FINET: Financial Networks

Welcome to Financial Networks

Learning Outcomes

On completion of this course, the student will be able to:

  1. critically analyse and explain complex financial systems based on empirical observations.
  2. select and justify appropriate network analytics techniques for specific financial network tasks.
  3. implement network analytics methods to uncover insights into financial behaviours and dynamics.
  4. evaluate how network structures influence financial performance and risk, interpreting the implications for various financial scenarios.
  5. present highly interdisciplinary work in an understandable and comprehensive manner to people with different backgrounds.
Course Outline

What if you could predict how a financial crisis unfolds before it even begins?
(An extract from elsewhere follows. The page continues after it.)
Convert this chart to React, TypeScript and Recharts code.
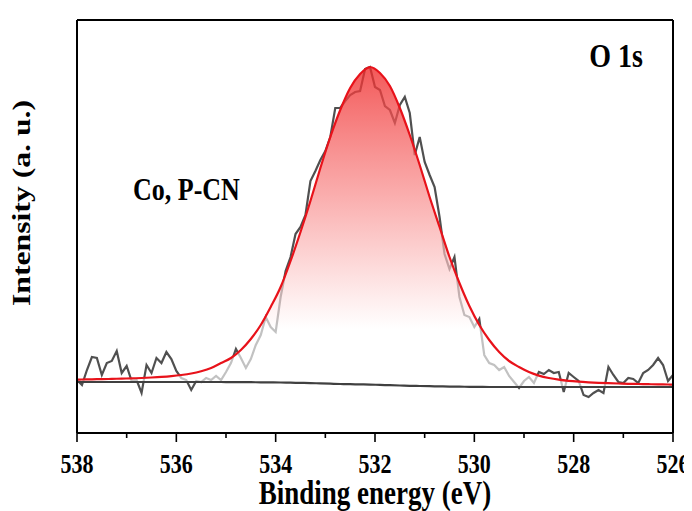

In this course, you will dive into the networks that shape the financial world, discovering how connections between institutions, markets, and people drive it. Rather than focusing on individual entities, you will explore the web of relationships influencing everything from financial contagions to the rise and fall of cryptocurrencies, and spending behaviour. Through practical examples, you will build a toolkit for analysing complex financial systems. Whether you are interested in banking, digital finance, or economic policy, this course offers fresh insights into finance.

Schedule and information
LECTURES

Tuesdays 15:10-16:00 (Dugald Stewart Building - 3.10)
Thursdays 15:10-16:00 (40 George Square Lower Teaching Hub - LG.11) 
Fridays 15:10-16:00 (40 George Square Lower Teaching Hub - LG.09)

TUTORIALS


***note: tutorials will start on week 3. Until then, the times may be subject to change to minimise clashes with other courses.*** 
Tutorial will happen on Wednesdays. Please check your calendar to see which group you belong to, and where and what time the tutorials are.

 

There will be no lectures and tutorials on week 7 and week 11, to let you focus on the coursework and the revision of the material.